April 20, 2026

I Fine-Tuned Four Tiny Models to Fight Each Other in a Civilization Sim

This started as a simple question: can a 0.6B model, fine-tuned on the right corpus, develop a distinct enough voice to play a character convincingly? Not just generate coherent text — but make strategic decisions in a game world while sounding like itself and not like the other players.

The answer is mostly yes, with caveats. Here's how I built it.

The Concept

Four factions. Four distinct voices. One 10×10 grid world.

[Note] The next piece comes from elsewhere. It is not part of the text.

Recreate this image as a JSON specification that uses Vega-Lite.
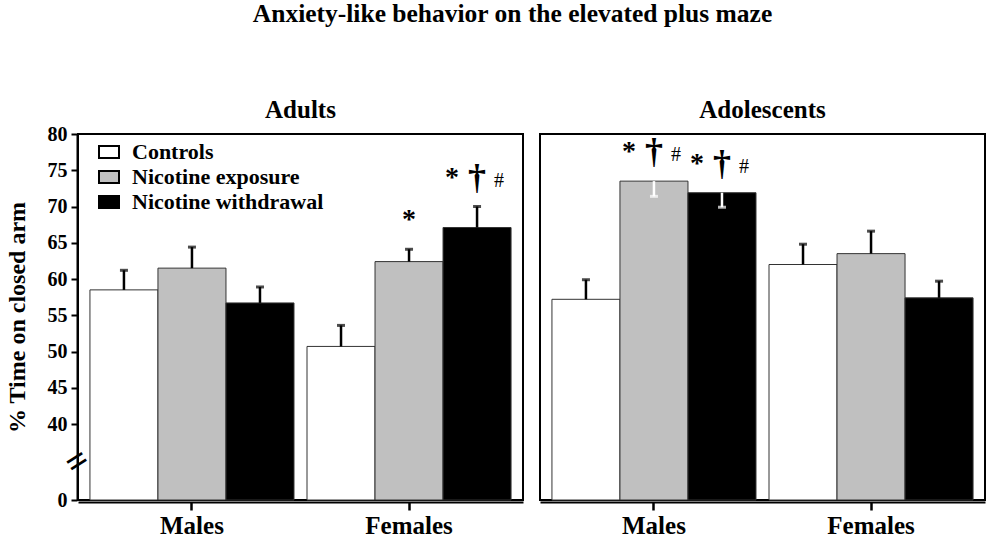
{
  "$schema": "https://vega.github.io/schema/vega-lite/v6.json",
  "padding": {"left": 5, "top": 1, "right": 5, "bottom": 2},
  "title": {"text": "Anxiety-like behavior on the elevated plus maze", "font": "Liberation Serif", "fontSize": 25.5, "fontWeight": "bold", "anchor": "middle", "frame": "bounds", "offset": 71, "dx": 17, "color": "black"},
  "config": {"font": "Liberation Serif", "view": {"stroke": "black", "strokeWidth": 2}, "axis": {"labelOverlap": false}},
  "data": {"values": [
    {"age": "Adults", "sex": "Males", "group": "Controls", "mean": 58.5, "err": 61.2, "sig": ""},
    {"age": "Adults", "sex": "Males", "group": "Nicotine exposure", "mean": 61.5, "err": 64.4, "sig": ""},
    {"age": "Adults", "sex": "Males", "group": "Nicotine withdrawal", "mean": 56.7, "err": 58.9, "sig": ""},
    {"age": "Adults", "sex": "Females", "group": "Controls", "mean": 50.7, "err": 53.6, "sig": ""},
    {"age": "Adults", "sex": "Females", "group": "Nicotine exposure", "mean": 62.4, "err": 64.1, "sig": "*"},
    {"age": "Adults", "sex": "Females", "group": "Nicotine withdrawal", "mean": 67.1, "err": 70.0, "sig": "*†#"},
    {"age": "Adolescents", "sex": "Males", "group": "Controls", "mean": 57.2, "err": 59.9, "sig": ""},
    {"age": "Adolescents", "sex": "Males", "group": "Nicotine exposure", "mean": 73.5, "err": 71.4, "sig": "*†#"},
    {"age": "Adolescents", "sex": "Males", "group": "Nicotine withdrawal", "mean": 71.9, "err": 69.9, "sig": "*†#"},
    {"age": "Adolescents", "sex": "Females", "group": "Controls", "mean": 62.0, "err": 64.8, "sig": ""},
    {"age": "Adolescents", "sex": "Females", "group": "Nicotine exposure", "mean": 63.5, "err": 66.6, "sig": ""},
    {"age": "Adolescents", "sex": "Females", "group": "Nicotine withdrawal", "mean": 57.4, "err": 59.7, "sig": ""}
  ]},
  "transform": [{"calculate": "max(datum.mean, datum.err)", "as": "top"}],
  "facet": {"column": {"field": "age", "type": "nominal", "sort": ["Adults", "Adolescents"], "title": null,
    "header": {"labelFont": "Liberation Serif", "labelFontSize": 25, "labelFontWeight": "bold", "labelColor": "black", "labelPadding": 10}}},
  "spacing": 15,
  "spec": {
    "width": 445,
    "height": 366,
    "encoding": {
      "x": {"field": "sex", "type": "nominal", "sort": ["Males", "Females"],
        "scale": {"paddingInner": 0.06, "paddingOuter": 0.055},
        "axis": {"title": null, "labelFont": "Liberation Serif", "labelFontSize": 25, "labelFontWeight": "bold", "labelColor": "black", "labelAngle": 0, "tickSize": 8, "tickWidth": 2.5, "tickColor": "black", "domainColor": "black", "domainWidth": 2, "labelPadding": 3}},
      "xOffset": {"field": "group", "type": "nominal", "sort": ["Controls", "Nicotine exposure", "Nicotine withdrawal"], "scale": {"paddingInner": 0, "paddingOuter": 0}}
    },
    "resolve": {"axis": {"y": "independent"}},
    "layer": [
      {
        "mark": {"type": "bar", "stroke": "#333333", "strokeWidth": 1},
        "encoding": {
          "y": {"field": "mean", "type": "quantitative", "title": "% Time on closed arm",
            "scale": {"domain": [0, 40, 80], "range": [366, 290, 0], "nice": false, "zero": false},
            "axis": {"orient": "left", "values": [0, 40, 45, 50, 55, 60, 65, 70, 75, 80],
              "labelOverlap": false,
              "labelFont": "Liberation Serif", "labelFontSize": 20,
              "labelFontWeight": "bold", "labelColor": "black", "labelPadding": 4,
              "tickColor": "black", "tickSize": 6, "tickWidth": 2, "domainColor": "black", "domainWidth": 2, "grid": false,
              "titleFont": "Liberation Serif", "titleFontSize": 24, "titleFontWeight": "bold", "titleColor": "black", "titlePadding": 18}},
          "fill": {"field": "group", "type": "nominal", "sort": ["Controls", "Nicotine exposure", "Nicotine withdrawal"],
            "scale": {"domain": ["Controls", "Nicotine exposure", "Nicotine withdrawal"], "range": ["white", "#c0c0c0", "black"]},
            "legend": {"orient": "none", "legendX": 20, "legendY": 7, "title": null,
              "symbolType": "M -1 -0.6 H 1 V 0.6 H -1 Z", "symbolSize": 400, "symbolStrokeColor": "black", "symbolStrokeWidth": 2,
              "labelFont": "Liberation Serif", "labelFontSize": 22, "labelFontWeight": "bold", "labelColor": "black", "labelLimit": 400, "rowPadding": 3, "labelOffset": 12}}
        }
      },
      {
        "mark": {"type": "rule", "strokeWidth": 2.5},
        "encoding": {
          "y": {"field": "mean", "type": "quantitative", "title": null,
            "axis": {"orient": "left", "values": [20], "labelExpr": "'='", "labelOverlap": false, "labelAngle": -32,
              "labelAlign": "center", "labelBaseline": "middle", "labelPadding": 0, "labelFont": "Liberation Serif",
              "labelFontSize": 38, "labelFontWeight": "bold", "labelColor": "black",
              "ticks": false, "tickSize": 0, "domain": false, "grid": false, "title": null}},
          "y2": {"field": "err"},
          "color": {"condition": {"test": "datum.err < datum.mean", "value": "white"}, "value": "black"}
        }
      },
      {
        "mark": {"type": "tick", "thickness": 3, "size": 8},
        "encoding": {
          "y": {"field": "err", "type": "quantitative", "axis": null},
          "color": {"condition": {"test": "datum.err < datum.mean", "value": "white"}, "value": "black"}
        }
      },
      {
        "transform": [{"filter": "datum.sig == '*'"}],
        "mark": {"type": "text", "text": "*", "fontSize": 28, "fontWeight": "bold", "baseline": "alphabetic", "dy": -21, "color": "black"},
        "encoding": {"y": {"field": "top", "type": "quantitative", "axis": null}}
      },
      {
        "transform": [{"filter": "datum.sig == '*†#'"}],
        "mark": {"type": "text", "text": "*", "fontSize": 28, "fontWeight": "bold", "baseline": "alphabetic", "dy": -21, "dx": -25, "color": "black"},
        "encoding": {"y": {"field": "top", "type": "quantitative", "axis": null}}
      },
      {
        "transform": [{"filter": "datum.sig == '*†#'"}],
        "mark": {"type": "text", "text": "†", "fontSize": 36, "fontWeight": "bold", "baseline": "alphabetic", "dy": -18, "color": "black"},
        "encoding": {"y": {"field": "top", "type": "quantitative", "axis": null}}
      },
      {
        "transform": [{"filter": "datum.sig == '*†#'"}],
        "mark": {"type": "text", "text": "#", "fontSize": 20, "fontWeight": "normal", "baseline": "alphabetic", "dy": -20, "dx": 22, "color": "black"},
        "encoding": {"y": {"field": "top", "type": "quantitative", "axis": null}}
      }
    ]
  }
}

→The Archive — a cautious scholar-faction that reasons by analogy to history
→The Ledger — a pragmatic trader-faction that frames everything as costs and exchange
→The Chorus — a mystic storyteller-faction that speaks in heightened poetic language
→The Hollow — an engineer-faction that thinks procedurally and lists steps

Each faction is a LoRA adapter on top of Qwen3-0.6B. Every turn, each faction gets a text description of the world state and must output a structured JSON decision: what to do, why, and a line of in-world flavor text. After 100 turns, the whole run renders as a self-contained HTML chronicle — a narrative history of the simulation.

Everything runs locally on an M1 Pro 16GB via MLX.

The Pipeline

The full pipeline has four stages:

1. Corpus collection. Each faction needed source material to train on. I collected prose that matched each faction's intended voice — different registers, different preoccupations, different rhythms. Each corpus ended up with 1,800–4,000 passages.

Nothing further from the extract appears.